According to various embodiments of the invention, the server device 110 may operate in a networked environment using logical connections to remote network devices through network 106, such as a wireless network, the Internet, or another type of network. The server device 110 may connect to network 106 through a network interface unit 504 connected to the system bus 522. It should be appreciated that the network interface unit 504 may also be utilized to connect to other types of networks and remote computing systems. The server device 110 also includes an input/output controller 506 for receiving and processing input from a number of other devices, including a touch user interface display screen or another type of input device. Similarly, the input/output controller 506 may provide output to a touch user interface display screen or other output devices.

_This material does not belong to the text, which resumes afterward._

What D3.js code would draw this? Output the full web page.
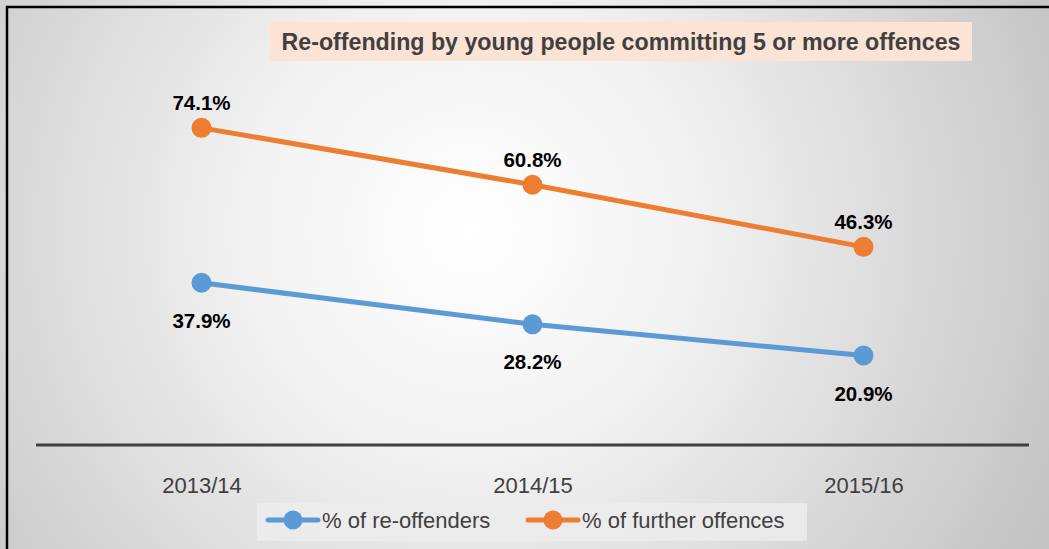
<!DOCTYPE html>
<html>
<head>
<meta charset="utf-8">
<script src="https://cdn.jsdelivr.net/npm/d3@7"></script>
<style>
  html, body { margin: 0; padding: 0; background: #ffffff; }
  svg { display: block; }
</style>
</head>
<body>
<svg id="chart" width="1049" height="549"></svg>
<script>
// Chart data
const years = ["2013/14", "2014/15", "2015/16"];
const reOffenders = [37.9, 28.2, 20.9];
const furtherOffences = [74.1, 60.8, 46.3];
const seriesNames = ["% of re-offenders", "% of further offences"];
const chartTitle = "Re-offending by young people committing 5 or more offences";

const W = 1049, H = 549;
const FONT = "'Liberation Sans', Arial, sans-serif";
const svg = d3.select("#chart");

// Background: radial gradient, light centre fading to grey edges
const defs = svg.append("defs");
const grad = defs.append("radialGradient")
  .attr("id", "bg").attr("gradientUnits", "userSpaceOnUse")
  .attr("cx", 470).attr("cy", 230).attr("r", 640);
grad.append("stop").attr("offset", "0%").attr("stop-color", "#ffffff");
grad.append("stop").attr("offset", "35%").attr("stop-color", "#f2f2f2");
grad.append("stop").attr("offset", "100%").attr("stop-color", "#c4c4c4");

svg.append("rect").attr("x", 0).attr("y", 0).attr("width", W).attr("height", H)
  .attr("fill", "url(#bg)");

// Frame edges (top and left)
svg.append("line").attr("x1", 6).attr("x2", W).attr("y1", 7).attr("y2", 7)
  .attr("stroke", "#000").attr("stroke-width", 2.5);
svg.append("line").attr("x1", 7).attr("x2", 7).attr("y1", 6).attr("y2", H)
  .attr("stroke", "#000").attr("stroke-width", 2.5);

// Scales
const x = d3.scalePoint().domain(years).range([36, 1029]).padding(0.5);
const y = d3.scaleLinear().domain([0, 80]).range([445, 102.6]);

const colors = ["#5b9bd5", "#ed7d31"];
const allSeries = [reOffenders, furtherOffences];

// Category axis
const xAxis = svg.append("g").attr("transform", `translate(0,${y(0)})`)
  .call(d3.axisBottom(x).tickSize(0).tickPadding(32));
xAxis.select(".domain").attr("d", "M36,0H1029")
  .attr("stroke", "#404040").attr("stroke-width", 3);
xAxis.selectAll("text")
  .attr("font-family", FONT)
  .attr("font-size", 22).attr("fill", "#404040");

// Lines and markers
const line = d3.line().x((d, i) => x(years[i])).y(d => y(d));
allSeries.forEach((vals, s) => {
  svg.append("path").datum(vals).attr("d", line)
    .attr("fill", "none").attr("stroke", colors[s])
    .attr("stroke-width", 5).attr("stroke-linecap", "round");
  svg.selectAll(null).data(vals).enter().append("circle")
    .attr("cx", (d, i) => x(years[i])).attr("cy", d => y(d))
    .attr("r", 10).attr("fill", colors[s]);
  // Value labels: above for further offences, below for re-offenders
  svg.selectAll(null).data(vals).enter().append("text")
    .attr("x", (d, i) => x(years[i]))
    .attr("y", d => s === 1 ? y(d) - 18 : y(d) + 45)
    .attr("text-anchor", "middle")
    .attr("font-family", FONT)
    .attr("font-weight", "bold").attr("font-size", 20.5)
    .attr("fill", "#000")
    .text(d => d.toFixed(1) + "%");
});

// Title banner
svg.append("rect").attr("x", 270).attr("y", 22).attr("width", 702).attr("height", 39)
  .attr("fill", "#fbe3d6");
svg.append("text").attr("x", 621).attr("y", 49.5).attr("text-anchor", "middle")
  .attr("font-family", FONT)
  .attr("font-weight", "bold").attr("font-size", 23.2).attr("fill", "#404040")
  .text(chartTitle);

// Legend
const legend = svg.append("g");
legend.append("rect").attr("x", 257).attr("y", 503).attr("width", 550).attr("height", 38)
  .attr("fill", "#ececec").attr("opacity", 0.85);
const legendX = [268, 528];
seriesNames.forEach((name, s) => {
  const g = legend.append("g").attr("transform", `translate(${legendX[s]},520)`);
  g.append("line").attr("x1", 0).attr("x2", 50).attr("y1", 0).attr("y2", 0)
    .attr("stroke", colors[s]).attr("stroke-width", 5).attr("stroke-linecap", "round");
  g.append("circle").attr("cx", 25).attr("cy", 0).attr("r", 9.5).attr("fill", colors[s]);
  g.append("text").attr("x", 54).attr("y", 8)
    .attr("font-family", FONT)
    .attr("font-size", 22).attr("fill", "#404040").text(name);
});
</script>
</body>
</html>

As mentioned briefly above, the mass storage device 514 and the RAM 510 of the server device 110 can store software instructions and data. The software instructions include an operating system 518 suitable for controlling the operation of the server device 110. The mass storage device 514 and/or the RAM 510 also store software instructions and applications 524, that when executed by the CPU 502, cause the server device 110 to provide the functionality of the server device 110 discussed in this document.

Although various embodiments are described herein, those of ordinary skill in the art will understand that many modifications may be made thereto within the scope of the present disclosure. Accordingly, it is not intended that the scope of the disclosure in any way be limited by the examples provided.